The net modal gain peak redshifts consistently about 10 nm with increasing negative V_a, which may be mainly due to the absorption spectrum shift by the quantum well band-gap shrinking effect. Since the lasing start exactly at the location of the net modal gain peak of the MLL, it also implies a potential application for wavelength tunable or multi-wavelength laser³³. Both of the polynomial fitting curves imply a very good adjustability. As expected, at all absorber biases, the peak value of net modal gain has nearly a similar value which is mainly determined by mirror loss.

Figure 10 shows the photocurrent (I_s) at absorption region increases as I_g increases, and increases with the V_a negatively increasing. I_s comes from the saturated absorption region under reverse bias, and its current direction and magnitude are related to the applied bias. When I_g > 140 mA, I_s saturates in the reverse bias voltage range of − 3 to − 2 V. Comparing the effect of I_g on photocurrent, a higher I_g has much greater influence on the photocurrent of MLL, while V_a has important effect on photocurrent saturation. For example, when V_a is in the range of − 3 to − 2 V, I_s increases with V_a negatively increasing, and then saturates. Especially, in Fig. 10, the increment of I_s versus gain current (I_g) is uneven under − 2 V bias. And the efficiency that gain current converts photon into photocurrent gets to the highest value from 120 to 140 mA under − 2 V reverse bias, which indicates the most photons are absorbed by the absorption section. So mode-locking always happen at high photon absorption status of the absorber, such as V_a =  − 0.9 V while I_g = 180 mA, as shown in Fig. 4a.

Figure 10

Photocurrent versus bias voltage under different I_g.

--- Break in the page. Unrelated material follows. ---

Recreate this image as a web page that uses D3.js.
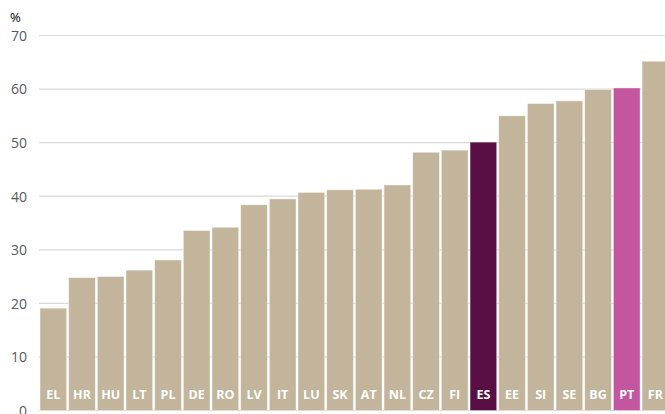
<!DOCTYPE html>
<html>
<head>
<meta charset="utf-8">
<script src="https://cdn.jsdelivr.net/npm/d3@7"></script>
<style>
  html, body { margin: 0; padding: 0; background: #fff; }
  svg { display: block; }
</style>
</head>
<body>
<svg id="chart" width="665" height="414"></svg>
<script>
// 国家代码与数值（%）
const countries = ["EL", "HR", "HU", "LT", "PL", "DE", "RO", "LV", "IT", "LU", "SK",
                   "AT", "NL", "CZ", "FI", "ES", "EE", "SI", "SE", "BG", "PT", "FR"];
const values = [19.1, 24.8, 25.0, 26.2, 28.1, 33.6, 34.2, 38.4, 39.5, 40.7, 41.2,
                41.3, 42.1, 48.2, 48.6, 50.1, 55.0, 57.3, 57.8, 59.9, 60.2, 65.2];
const yTicks = [0, 10, 20, 30, 40, 50, 60, 70];

// 高亮国家
const highlight = { "ES": "#5a0f44", "PT": "#c4559f" };
const baseColor = "#c2b59b";

const svg = d3.select("#chart");
const plotLeft = 39, plotTop = 35.5, plotBottom = 410.5;
const plotRight = plotLeft + countries.length * 28.67;

const x = d3.scaleBand()
    .domain(countries)
    .range([plotLeft, plotRight])
    .paddingInner(0.07)
    .paddingOuter(0.035);

const y = d3.scaleLinear()
    .domain([0, 70])
    .range([plotBottom, plotTop]);

// 网格线
svg.append("g")
    .selectAll("line")
    .data(yTicks)
    .join("line")
    .attr("x1", plotLeft)
    .attr("x2", 665)
    .attr("y1", d => y(d))
    .attr("y2", d => y(d))
    .attr("stroke", "#d9d9d9")
    .attr("stroke-width", 1.2);

// y 轴刻度
const yAxis = d3.axisLeft(y).tickValues(yTicks).tickSize(0).tickPadding(0);
const ga = svg.append("g")
    .attr("transform", `translate(27,0)`)
    .call(yAxis);
ga.select(".domain").remove();
ga.selectAll("text")
    .attr("fill", "#595959")
    .attr("font-family", "'Open Sans', 'Liberation Sans', sans-serif")
    .attr("font-size", 14)
    .attr("dy", "0.35em");

// 单位
svg.append("text")
    .attr("x", 10)
    .attr("y", 22)
    .attr("font-family", "'Open Sans', 'Liberation Sans', sans-serif")
    .attr("font-size", 13)
    .attr("fill", "#000")
    .text("%");

// 柱子
svg.append("g")
    .selectAll("rect")
    .data(countries)
    .join("rect")
    .attr("x", d => x(d))
    .attr("width", x.bandwidth())
    .attr("y", (d, i) => y(values[i]))
    .attr("height", (d, i) => y(0) - y(values[i]))
    .attr("fill", d => highlight[d] || baseColor)
    .attr("stroke", "rgba(255,255,255,0.5)")
    .attr("stroke-width", 0.8);

// 柱内标签
svg.append("g")
    .selectAll("text")
    .data(countries)
    .join("text")
    .attr("x", d => x(d) + x.bandwidth() / 2)
    .attr("y", 399)
    .attr("text-anchor", "middle")
    .attr("font-family", "'Open Sans', 'Liberation Sans', sans-serif")
    .attr("font-weight", "bold")
    .attr("font-size", 12.5)
    .attr("fill", "#fff")
    .text(d => d);
</script>
</body>
</html>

We believe that the influence is not a linear process, but probably a nonlinear process. With reference to Fig. 10, it can be seen that the increase of the injection current in the gain region leads to the increase of the photocurrent generated in the reverse bias region, which is not always proportional when the reverse bias voltage is constant. This non-linear relationship necessarily results in a non-linear effect on the pulse width. At the same time, as the reverse bias voltage increases, there is always a saturation photocurrent value. After this maximum value of photocurrent, even if the reverse bias voltage continues to increase, most of the photocurrent values will decrease, and the corresponding optical pulse width will also change accordingly. The pulse width varies with the bias voltage and injection current, corresponding to have an optimal value.

Conclusion

A monolithic two-section InGaAs/GaAs DQW MLL with asymmetric waveguide emitting at ~ 1.06 μm is demonstrated, and its mode-locking characteristics have been investigated. The mechanisms of the operating behavior are analyzed based on the gain and the saturable absorption in the device.

The fundamental repetition rate with more than 42 dB signal to noise ratio (SNR) is measured at ~ 19.56 GHz, and an ultra-short pulse width (PW) of 1.1 ps is achieved with a peak power of ~ 3.3 W. These results are generally better than the reported by most traditional electrically pumped edge emitting semiconductor MLL. The spectral width and peaks are measured, which become narrower and higher as the bias V_a is negative increased, and the MLL is redshifted while operating in the above changing. The gain peak redshift is observed with increasing V_a, which may be attributed to carrier and photocurrent thermalisation in the DQW active layer. The net modal gain spectrum of MLL with InGaAs DQW has been measured under different bias V_a and at gain region current I_g. An internal loss of (1.56 ± 0.34) cm⁻¹ is achieved. It also is found that the photocurrent tends to saturate under high reverse bias voltage. And the PW and peak power can still be further optimized by the multi-section or other structure designs of MLL.

Overall, the results show monolithic two-section InGaAs/GaAs DQW MLL with asymmetric waveguide is more suitable for generating shorter light pulses, and there are of great significance to the research of ultrafast semiconductor mode-locked lasers.